After the aircraft was set up on semi-final and was a minimum descent altitude of 1600 feet, he was handed off to a final controller who at 5 miles tells the pilot to descent to our MDA (minimum descent altitude) which in this case an ASR approach to Runway 27 is 520'. The pilot descending in heavy rain over a black bay mistook barge lights for airports lights and busted his MDA. With gear down and flaps he made a perfect landing on the bay and didn't know he was in the water under he felt water rushing in.
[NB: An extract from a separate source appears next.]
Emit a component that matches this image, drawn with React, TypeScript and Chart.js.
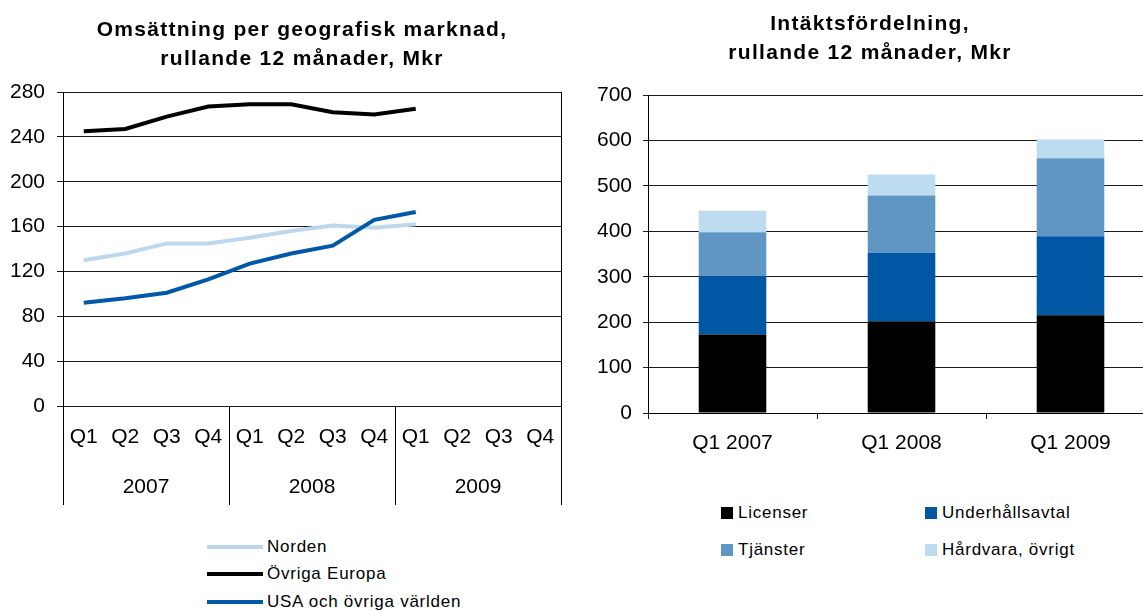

Needless to say, those two pilots were fired by National. This took place about 1979, National has since gone out of business along with Eastern Airlines, Air Florida and a lot of others that use to service my state. That plane was lifted by a crane and placed on a barge and was resold for $1 million dollars since it was pretty much intact. The accident resulted in only the death of 3 people who drown. Most of the passengers were saved by the barge that the same barge the pilots mistook for the airport. Had they tried this about a mile later they would of impacted about a 100' cliff that surrounds Pensacola bay on the city side. The airport sits about 120' above sea level. This happened about 40 years ago and I haven't really thought about it much, so this is sort of neat for me to relive this somewhat.